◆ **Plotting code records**
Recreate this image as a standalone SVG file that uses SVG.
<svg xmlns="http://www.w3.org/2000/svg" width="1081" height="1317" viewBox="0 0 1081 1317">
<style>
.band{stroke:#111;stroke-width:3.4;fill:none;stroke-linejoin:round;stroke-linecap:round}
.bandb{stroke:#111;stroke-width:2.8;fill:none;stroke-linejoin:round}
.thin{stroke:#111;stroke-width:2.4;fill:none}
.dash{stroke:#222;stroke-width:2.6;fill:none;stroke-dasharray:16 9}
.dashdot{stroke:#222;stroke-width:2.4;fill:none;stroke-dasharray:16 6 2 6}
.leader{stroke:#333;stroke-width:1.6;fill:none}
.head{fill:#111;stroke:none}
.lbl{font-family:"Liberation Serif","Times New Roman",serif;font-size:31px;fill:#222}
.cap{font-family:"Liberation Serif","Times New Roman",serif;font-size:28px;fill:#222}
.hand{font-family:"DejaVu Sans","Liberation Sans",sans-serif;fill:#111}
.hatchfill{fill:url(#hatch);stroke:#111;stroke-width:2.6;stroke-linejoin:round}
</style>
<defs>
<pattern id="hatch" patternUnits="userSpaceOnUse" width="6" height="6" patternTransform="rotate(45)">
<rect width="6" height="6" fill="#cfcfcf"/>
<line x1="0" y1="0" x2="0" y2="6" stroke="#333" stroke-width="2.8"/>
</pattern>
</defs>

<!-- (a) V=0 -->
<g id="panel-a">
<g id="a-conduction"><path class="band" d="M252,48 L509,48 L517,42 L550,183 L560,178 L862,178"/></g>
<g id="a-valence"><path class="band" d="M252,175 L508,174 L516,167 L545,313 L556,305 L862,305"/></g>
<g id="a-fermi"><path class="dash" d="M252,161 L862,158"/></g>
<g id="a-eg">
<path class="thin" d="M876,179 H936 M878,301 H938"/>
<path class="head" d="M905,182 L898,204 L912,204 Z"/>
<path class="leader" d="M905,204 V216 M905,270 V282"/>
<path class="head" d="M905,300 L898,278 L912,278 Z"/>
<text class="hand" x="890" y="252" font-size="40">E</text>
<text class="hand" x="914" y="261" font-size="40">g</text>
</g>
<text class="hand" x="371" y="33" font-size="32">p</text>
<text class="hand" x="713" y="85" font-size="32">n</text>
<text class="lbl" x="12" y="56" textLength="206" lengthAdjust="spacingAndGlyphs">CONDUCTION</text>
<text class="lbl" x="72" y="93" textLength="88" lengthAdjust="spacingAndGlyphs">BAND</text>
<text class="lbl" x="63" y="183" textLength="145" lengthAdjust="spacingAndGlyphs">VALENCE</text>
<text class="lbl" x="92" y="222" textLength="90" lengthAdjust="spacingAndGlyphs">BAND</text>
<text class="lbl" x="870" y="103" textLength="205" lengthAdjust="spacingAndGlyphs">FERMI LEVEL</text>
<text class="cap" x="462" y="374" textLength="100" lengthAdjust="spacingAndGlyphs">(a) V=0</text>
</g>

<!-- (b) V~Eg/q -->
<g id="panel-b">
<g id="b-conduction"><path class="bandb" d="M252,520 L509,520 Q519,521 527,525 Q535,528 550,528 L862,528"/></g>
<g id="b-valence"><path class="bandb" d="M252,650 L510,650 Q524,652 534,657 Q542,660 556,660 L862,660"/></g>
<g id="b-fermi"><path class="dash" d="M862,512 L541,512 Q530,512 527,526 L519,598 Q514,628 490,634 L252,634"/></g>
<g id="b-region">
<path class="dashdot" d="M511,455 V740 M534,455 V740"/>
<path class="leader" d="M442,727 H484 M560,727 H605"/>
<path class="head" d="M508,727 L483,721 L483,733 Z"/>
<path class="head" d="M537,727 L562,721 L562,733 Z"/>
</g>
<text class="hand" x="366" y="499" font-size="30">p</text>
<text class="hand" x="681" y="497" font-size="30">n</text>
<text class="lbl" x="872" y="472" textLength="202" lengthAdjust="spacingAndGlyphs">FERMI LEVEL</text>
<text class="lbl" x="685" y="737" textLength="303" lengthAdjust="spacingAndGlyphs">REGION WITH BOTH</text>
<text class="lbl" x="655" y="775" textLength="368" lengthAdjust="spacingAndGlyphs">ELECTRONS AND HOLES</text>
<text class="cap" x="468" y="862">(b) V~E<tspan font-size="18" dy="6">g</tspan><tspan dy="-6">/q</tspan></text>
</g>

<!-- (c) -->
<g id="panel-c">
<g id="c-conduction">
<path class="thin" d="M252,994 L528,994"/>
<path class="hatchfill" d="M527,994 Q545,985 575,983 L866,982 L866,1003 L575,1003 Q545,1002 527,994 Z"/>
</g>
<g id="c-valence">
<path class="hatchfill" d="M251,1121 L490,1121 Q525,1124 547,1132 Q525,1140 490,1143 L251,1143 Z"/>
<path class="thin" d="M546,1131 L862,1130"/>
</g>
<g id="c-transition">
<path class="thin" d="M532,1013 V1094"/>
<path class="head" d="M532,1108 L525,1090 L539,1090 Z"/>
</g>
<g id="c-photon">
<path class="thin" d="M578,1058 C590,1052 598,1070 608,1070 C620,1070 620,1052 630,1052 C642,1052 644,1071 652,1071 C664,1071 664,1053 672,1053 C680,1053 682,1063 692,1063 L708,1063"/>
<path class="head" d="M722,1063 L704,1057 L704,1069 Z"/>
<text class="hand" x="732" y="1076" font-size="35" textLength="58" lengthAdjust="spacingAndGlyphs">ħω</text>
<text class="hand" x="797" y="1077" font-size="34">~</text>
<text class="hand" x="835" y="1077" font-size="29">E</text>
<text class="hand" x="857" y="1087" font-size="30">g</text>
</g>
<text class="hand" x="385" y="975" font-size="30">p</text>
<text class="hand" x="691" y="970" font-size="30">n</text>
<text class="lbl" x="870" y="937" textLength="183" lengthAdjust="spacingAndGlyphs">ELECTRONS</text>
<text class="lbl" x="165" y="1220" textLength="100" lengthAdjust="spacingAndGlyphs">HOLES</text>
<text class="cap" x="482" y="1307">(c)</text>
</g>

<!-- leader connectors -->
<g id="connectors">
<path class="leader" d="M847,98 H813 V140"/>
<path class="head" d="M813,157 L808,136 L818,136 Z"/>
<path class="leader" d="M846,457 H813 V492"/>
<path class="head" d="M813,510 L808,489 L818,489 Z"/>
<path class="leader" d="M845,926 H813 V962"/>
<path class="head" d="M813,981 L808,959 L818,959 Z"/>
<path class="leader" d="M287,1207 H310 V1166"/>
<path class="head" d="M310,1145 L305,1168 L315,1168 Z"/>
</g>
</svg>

...

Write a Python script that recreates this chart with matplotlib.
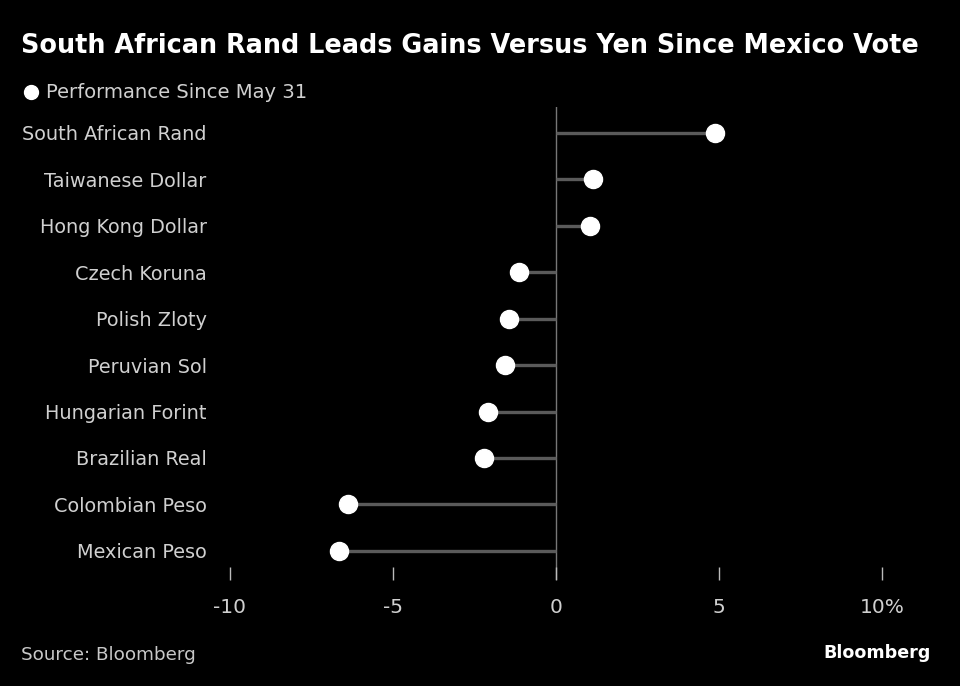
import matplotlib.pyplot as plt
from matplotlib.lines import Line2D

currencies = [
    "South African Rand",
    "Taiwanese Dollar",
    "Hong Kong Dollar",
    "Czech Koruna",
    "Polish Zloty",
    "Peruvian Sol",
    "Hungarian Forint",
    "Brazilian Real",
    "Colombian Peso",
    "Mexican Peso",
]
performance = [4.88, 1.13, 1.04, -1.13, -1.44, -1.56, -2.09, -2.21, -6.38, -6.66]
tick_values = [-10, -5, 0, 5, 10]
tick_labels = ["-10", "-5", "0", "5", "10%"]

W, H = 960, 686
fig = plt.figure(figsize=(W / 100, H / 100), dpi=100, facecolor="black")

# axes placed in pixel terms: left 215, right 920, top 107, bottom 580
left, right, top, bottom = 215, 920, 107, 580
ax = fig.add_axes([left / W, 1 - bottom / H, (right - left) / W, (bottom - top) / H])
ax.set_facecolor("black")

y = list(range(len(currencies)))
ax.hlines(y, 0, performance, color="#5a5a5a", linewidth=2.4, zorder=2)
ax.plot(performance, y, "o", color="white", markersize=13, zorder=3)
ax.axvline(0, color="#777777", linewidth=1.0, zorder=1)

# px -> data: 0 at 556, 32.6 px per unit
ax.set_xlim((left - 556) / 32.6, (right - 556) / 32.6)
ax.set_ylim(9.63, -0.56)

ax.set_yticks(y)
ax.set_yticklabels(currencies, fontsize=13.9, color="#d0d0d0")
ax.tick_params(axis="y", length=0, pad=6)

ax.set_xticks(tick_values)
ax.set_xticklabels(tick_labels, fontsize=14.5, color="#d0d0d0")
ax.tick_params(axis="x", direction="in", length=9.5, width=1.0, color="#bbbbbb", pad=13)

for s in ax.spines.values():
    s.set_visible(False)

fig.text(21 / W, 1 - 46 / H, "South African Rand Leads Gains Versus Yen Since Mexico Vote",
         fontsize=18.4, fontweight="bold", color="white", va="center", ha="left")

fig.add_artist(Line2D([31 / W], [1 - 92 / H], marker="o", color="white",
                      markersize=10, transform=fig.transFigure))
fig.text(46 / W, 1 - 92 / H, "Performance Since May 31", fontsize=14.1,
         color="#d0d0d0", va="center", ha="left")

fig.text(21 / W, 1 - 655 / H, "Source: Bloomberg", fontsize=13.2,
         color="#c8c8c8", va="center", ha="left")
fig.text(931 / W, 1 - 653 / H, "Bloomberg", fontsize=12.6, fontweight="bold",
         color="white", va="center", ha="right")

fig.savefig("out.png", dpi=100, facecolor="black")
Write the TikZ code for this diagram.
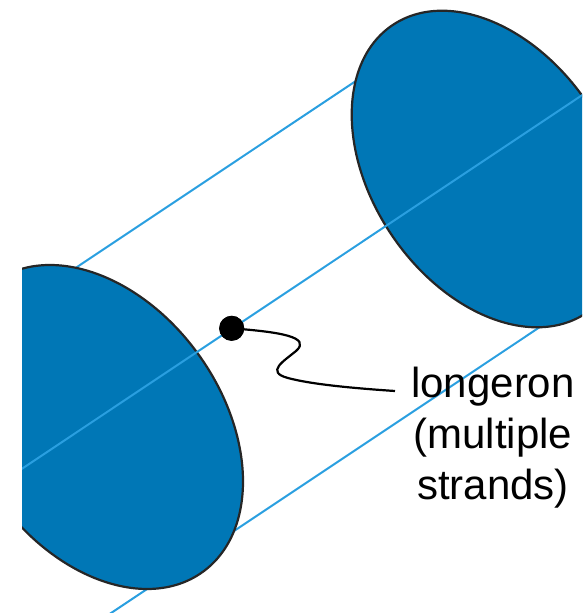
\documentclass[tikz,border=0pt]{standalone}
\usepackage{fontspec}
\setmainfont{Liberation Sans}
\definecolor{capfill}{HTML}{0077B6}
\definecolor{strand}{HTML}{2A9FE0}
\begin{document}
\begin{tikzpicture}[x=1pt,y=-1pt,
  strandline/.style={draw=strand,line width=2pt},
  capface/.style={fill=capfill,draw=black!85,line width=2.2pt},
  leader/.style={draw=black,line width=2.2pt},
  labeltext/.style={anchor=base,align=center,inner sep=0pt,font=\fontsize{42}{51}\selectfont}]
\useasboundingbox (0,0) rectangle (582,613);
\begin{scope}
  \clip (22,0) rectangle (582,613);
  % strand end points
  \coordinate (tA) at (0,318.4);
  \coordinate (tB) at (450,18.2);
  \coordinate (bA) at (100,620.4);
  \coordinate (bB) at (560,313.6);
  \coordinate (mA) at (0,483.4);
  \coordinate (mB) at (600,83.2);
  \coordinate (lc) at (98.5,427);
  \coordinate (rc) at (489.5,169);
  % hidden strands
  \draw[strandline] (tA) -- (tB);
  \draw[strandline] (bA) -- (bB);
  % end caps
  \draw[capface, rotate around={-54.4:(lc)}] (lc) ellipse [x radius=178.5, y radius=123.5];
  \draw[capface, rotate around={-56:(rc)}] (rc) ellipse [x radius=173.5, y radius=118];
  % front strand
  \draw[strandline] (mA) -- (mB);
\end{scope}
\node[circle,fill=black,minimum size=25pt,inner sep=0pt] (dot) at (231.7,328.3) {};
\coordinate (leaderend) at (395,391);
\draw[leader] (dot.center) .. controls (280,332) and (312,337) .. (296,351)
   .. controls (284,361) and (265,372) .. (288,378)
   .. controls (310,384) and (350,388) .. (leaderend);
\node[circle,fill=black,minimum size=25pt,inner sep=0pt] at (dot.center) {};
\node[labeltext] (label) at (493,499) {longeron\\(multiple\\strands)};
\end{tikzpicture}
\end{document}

--

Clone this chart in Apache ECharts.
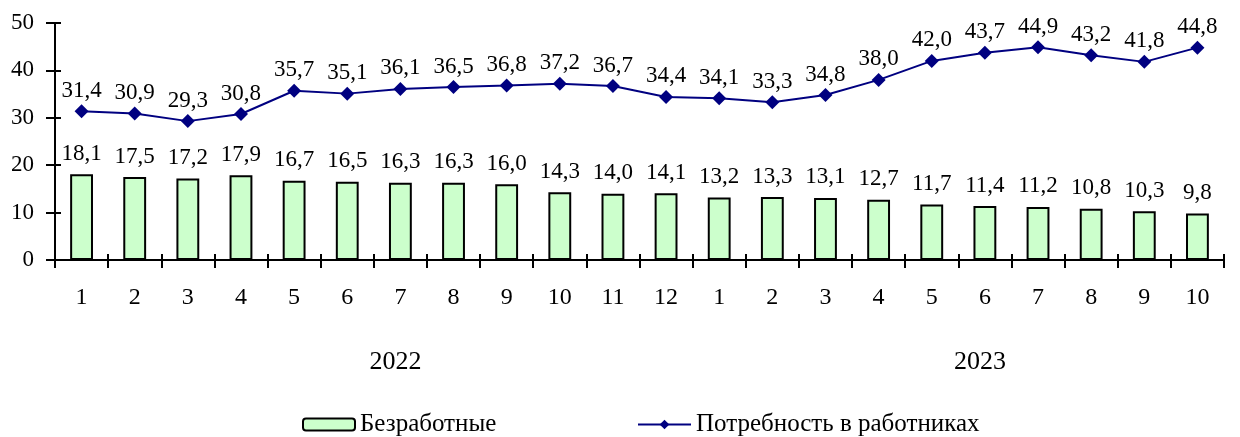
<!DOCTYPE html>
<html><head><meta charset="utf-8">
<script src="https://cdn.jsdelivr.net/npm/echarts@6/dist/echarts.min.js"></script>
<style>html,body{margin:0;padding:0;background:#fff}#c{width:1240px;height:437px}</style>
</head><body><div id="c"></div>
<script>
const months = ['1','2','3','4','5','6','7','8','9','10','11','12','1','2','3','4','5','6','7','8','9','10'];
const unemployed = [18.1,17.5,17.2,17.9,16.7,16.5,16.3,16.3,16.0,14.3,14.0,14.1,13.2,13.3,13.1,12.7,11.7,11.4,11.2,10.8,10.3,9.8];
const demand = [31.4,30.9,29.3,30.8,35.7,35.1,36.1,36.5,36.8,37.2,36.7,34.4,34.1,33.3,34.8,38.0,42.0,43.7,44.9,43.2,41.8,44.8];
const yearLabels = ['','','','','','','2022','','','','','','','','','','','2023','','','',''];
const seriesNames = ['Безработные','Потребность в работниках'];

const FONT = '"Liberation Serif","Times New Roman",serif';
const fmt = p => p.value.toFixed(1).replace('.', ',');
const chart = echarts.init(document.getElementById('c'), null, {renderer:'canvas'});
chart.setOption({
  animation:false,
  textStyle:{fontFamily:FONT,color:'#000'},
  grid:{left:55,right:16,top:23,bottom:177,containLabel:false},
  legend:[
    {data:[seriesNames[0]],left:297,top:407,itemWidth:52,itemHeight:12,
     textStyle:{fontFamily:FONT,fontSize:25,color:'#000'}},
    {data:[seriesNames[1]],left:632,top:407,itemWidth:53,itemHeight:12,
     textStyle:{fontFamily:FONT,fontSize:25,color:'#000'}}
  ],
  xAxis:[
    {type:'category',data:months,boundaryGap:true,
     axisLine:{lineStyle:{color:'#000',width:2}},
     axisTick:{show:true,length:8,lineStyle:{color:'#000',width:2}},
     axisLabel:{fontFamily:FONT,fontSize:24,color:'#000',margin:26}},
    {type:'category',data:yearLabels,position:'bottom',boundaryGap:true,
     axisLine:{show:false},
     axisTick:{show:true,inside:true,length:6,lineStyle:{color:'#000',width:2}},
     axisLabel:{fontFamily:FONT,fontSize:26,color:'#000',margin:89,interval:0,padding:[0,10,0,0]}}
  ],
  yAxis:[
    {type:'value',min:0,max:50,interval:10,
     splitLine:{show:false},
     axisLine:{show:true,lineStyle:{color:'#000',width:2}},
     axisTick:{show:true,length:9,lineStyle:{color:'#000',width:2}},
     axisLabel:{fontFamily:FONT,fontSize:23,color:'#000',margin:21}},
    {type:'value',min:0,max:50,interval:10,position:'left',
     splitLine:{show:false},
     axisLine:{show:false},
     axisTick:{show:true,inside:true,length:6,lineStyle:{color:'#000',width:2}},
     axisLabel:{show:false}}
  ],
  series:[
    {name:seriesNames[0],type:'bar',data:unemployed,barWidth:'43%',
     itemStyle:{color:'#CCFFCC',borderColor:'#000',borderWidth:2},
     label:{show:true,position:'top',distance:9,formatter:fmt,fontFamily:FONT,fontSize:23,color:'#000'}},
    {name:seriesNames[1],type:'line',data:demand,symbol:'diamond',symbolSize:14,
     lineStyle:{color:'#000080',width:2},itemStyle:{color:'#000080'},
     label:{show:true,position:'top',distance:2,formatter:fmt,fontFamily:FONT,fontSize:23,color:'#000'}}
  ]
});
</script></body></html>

◆ **REQUIREMENT**
List each line holding the string "Write".

◆ **REPLY**
Write a Python script that recreates this chart with matplotlib.
Write the TikZ code for this diagram.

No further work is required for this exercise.